> [WRITTEN TASK]: The line holding "700, fontFamily: FONT" is the last one to output; start at the first line of the data, keep every line in between exactly, and leave out pictures.

> [DATA EXTRACT]:
══════════════════════════════

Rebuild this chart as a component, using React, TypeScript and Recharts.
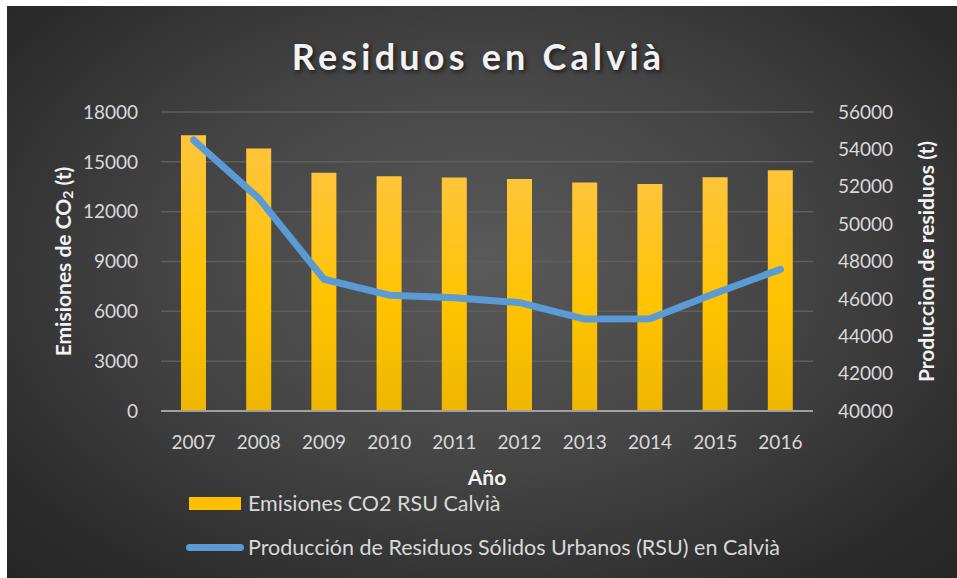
import React from "react";
import {
  ComposedChart,
  Bar,
  Line,
  XAxis,
  YAxis,
  CartesianGrid,
  Legend,
  Label,
} from "recharts";

const years = ["2007", "2008", "2009", "2010", "2011", "2012", "2013", "2014", "2015", "2016"];
const emisionesCO2 = [16600, 15800, 14350, 14130, 14050, 13970, 13750, 13670, 14070, 14500];
const produccionRSU = [54500, 51380, 47050, 46200, 46060, 45800, 44920, 44940, 46300, 47580];
const leftTicks = [0, 3000, 6000, 9000, 12000, 15000, 18000];
const rightTicks = [40000, 42000, 44000, 46000, 48000, 50000, 52000, 54000, 56000];

const data = years.map((year, i) => ({
  year,
  co2: emisionesCO2[i],
  rsu: produccionRSU[i],
}));

const FONT = "Lato, 'Open Sans', sans-serif";
const TICK = { fill: "#d9d9d9", fontSize: 19, fontFamily: FONT };
const TITLE_STYLE = { fill: "#f2f2f2", fontSize: 21, fontWeight: 700, fontFamily: FONT };

// legend drawn over the chart; its 80px height is taken out of the bottom margin
function LegendBox({ payload }: any) {
  const items = payload || [];
  return (
    <div style={{ fontFamily: FONT, fontSize: 21.5, color: "#d9d9d9", height: 80 }}>
      {items.map((item: any) => {
        const isLine = item.type === "line";
        return (
          <div
            key={item.value}
            style={{ display: "flex", alignItems: "center", height: isLine ? 46 : 26, marginTop: isLine ? 8 : 0 }}
          >
            {isLine ? (
              <span
                style={{
                  display: "inline-block",
                  width: 58,
                  height: 7,
                  borderRadius: 4,
                  background: item.color,
                  marginRight: 4,
                }}
              />
            ) : (
              <span
                style={{
                  display: "inline-block",
                  width: 52,
                  height: 13,
                  background: "#ffc000",
                  marginLeft: 3,
                  marginRight: 7,
                }}
              />
            )}
            <span>{item.value}</span>
          </div>
        );
      })}
    </div>
  );
}

export default function App() {
  return (
    <div style={{ position: "absolute", left: 0, top: 0, width: 957, height: 578, background: "#fff" }}>
      <div
        style={{
          position: "absolute",
          left: 7,
          top: 6,
          width: 950,
          height: 572,
          background: "radial-gradient(ellipse at 50% 45%, #5a5a5a 0%, #454545 45%, #2b2b2b 85%, #262626 100%)",
        }}
      />
      <div
        style={{
          position: "absolute",
          left: 0,
          top: 34,
          width: 957,
          textAlign: "center",
          fontFamily: FONT,
          fontWeight: 700,
          fontSize: 36,
          letterSpacing: 4.2,
          color: "#f2f2f2",
          textShadow: "2px 2px 4px rgba(0,0,0,0.6)",
        }}
      >
        Residuos en Calvià
      </div>
      <div style={{ position: "absolute", left: 0, top: 0 }}>
        <ComposedChart
          width={957}
          height={578}
          data={data}
          margin={{ top: 112, right: 0, bottom: 47, left: 0 }}
        >
          <defs>
            <linearGradient id="barFill" x1="0" y1="0" x2="0" y2="1">
              <stop offset="0%" stopColor="#ffc53a" />
              <stop offset="55%" stopColor="#ffc300" />
              <stop offset="100%" stopColor="#efb600" />
            </linearGradient>
          </defs>
          <CartesianGrid vertical={false} stroke="#5e5e5e" strokeWidth={1.5} yAxisId="left" />
          <XAxis
            dataKey="year"
            tick={TICK}
            tickLine={false}
            tickSize={0}
            tickMargin={25}
            height={40}
            axisLine={{ stroke: "#a0a0a0", strokeWidth: 2 }}
          >
            <Label value="Año" position="bottom" offset={19} style={TITLE_STYLE} />
          </XAxis>
          <YAxis
            yAxisId="left"
            orientation="left"
            width={161}
            domain={[0, 18000]}
            ticks={leftTicks}
            tick={TICK}
            tickLine={false}
            tickSize={0}
            tickMargin={23}
            axisLine={false}
            interval={0}
          >
            <Label
              content={(props: any) => {
                const vb = props.viewBox;
                const cx = vb.x + 62;
                const cy = vb.y + vb.height / 2;
                return (
                  <text
                    x={cx}
                    y={cy}
                    transform={`rotate(-90 ${cx} ${cy})`}
                    textAnchor="middle"
                    dominantBaseline="central"
                    style={TITLE_STYLE}
                  >
                    Emisiones de CO
                    <tspan fontSize={14} dy={5}>2</tspan>
                    <tspan dy={-5}> (t)</tspan>
                  </text>
                );
              }}
            />
          </YAxis>
          <YAxis
            yAxisId="right"
            orientation="right"
            width={144}
            domain={[40000, 56000]}
            ticks={rightTicks}
            tick={{ ...TICK, textAnchor: "start" }}
            tickLine={false}
            tickSize={0}
            tickMargin={25}
            axisLine={false}
            interval={0}
          >
            <Label
              content={(props: any) => {
                const vb = props.viewBox;
                const cx = vb.x + 112;
                const cy = vb.y + vb.height / 2;
                return (
                  <text
                    x={cx}
                    y={cy}
                    transform={`rotate(-90 ${cx} ${cy})`}
                    textAnchor="middle"
                    dominantBaseline="central"
                    style={TITLE_STYLE}
                  >
                    Produccion de residuos (t)
                  </text>
                );
              }}
            />
          </YAxis>
          <Bar
            yAxisId="left"
            dataKey="co2"
            name="Emisiones CO2 RSU Calvià"
            fill="url(#barFill)"
            barSize={25}
            isAnimationActive={false}
            legendType="rect"
          />
          <Line
            yAxisId="right"
            type="linear"
            dataKey="rsu"
            name="Producción de Residuos Sólidos Urbanos (RSU) en Calvià"
            stroke="#5b9bd5"
            strokeWidth={7}
            strokeLinecap="round"
            strokeLinejoin="round"
            dot={false}
            activeDot={false}
            isAnimationActive={false}
            legendType="line"
          />
          <Legend
            content={<LegendBox />}
            wrapperStyle={{ position: "absolute", left: 186, top: 490, width: 700, height: 80 }}
          />
        </ComposedChart>
      </div>
    </div>
  );
}
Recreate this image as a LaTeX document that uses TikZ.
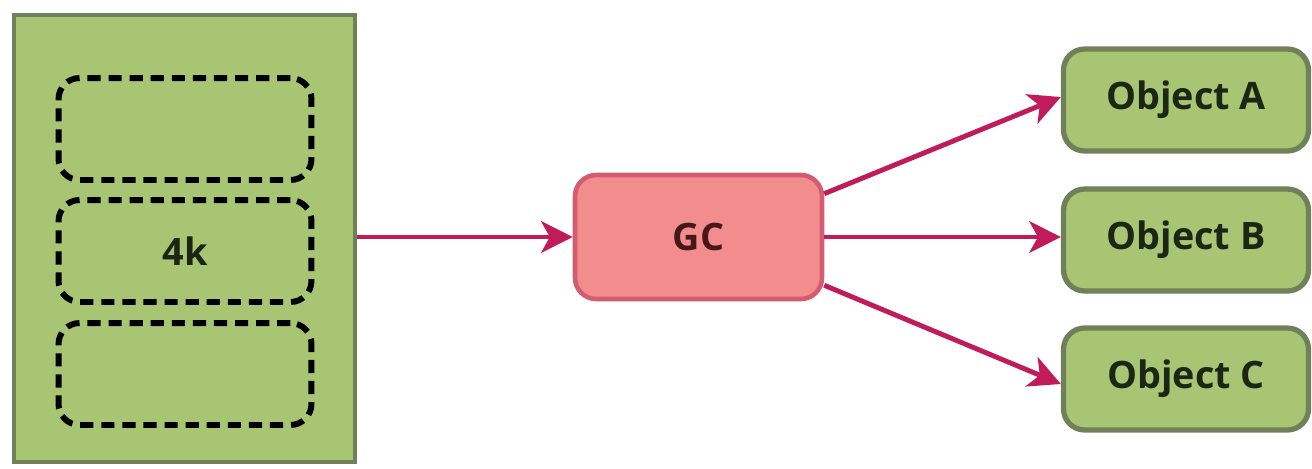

══════════════════════════════

> [ANSWER TO THIS TASK]:
Rebuild this chart as a component, using React, TypeScript and Recharts.
import React from "react";
import {
  ComposedChart,
  Bar,
  Line,
  XAxis,
  YAxis,
  CartesianGrid,
  Legend,
  Label,
} from "recharts";

const years = ["2007", "2008", "2009", "2010", "2011", "2012", "2013", "2014", "2015", "2016"];
const emisionesCO2 = [16600, 15800, 14350, 14130, 14050, 13970, 13750, 13670, 14070, 14500];
const produccionRSU = [54500, 51380, 47050, 46200, 46060, 45800, 44920, 44940, 46300, 47580];
const leftTicks = [0, 3000, 6000, 9000, 12000, 15000, 18000];
const rightTicks = [40000, 42000, 44000, 46000, 48000, 50000, 52000, 54000, 56000];

const data = years.map((year, i) => ({
  year,
  co2: emisionesCO2[i],
  rsu: produccionRSU[i],
}));

const FONT = "Lato, 'Open Sans', sans-serif";
const TICK = { fill: "#d9d9d9", fontSize: 19, fontFamily: FONT };
const TITLE_STYLE = { fill: "#f2f2f2", fontSize: 21, fontWeight: 700, fontFamily: FONT };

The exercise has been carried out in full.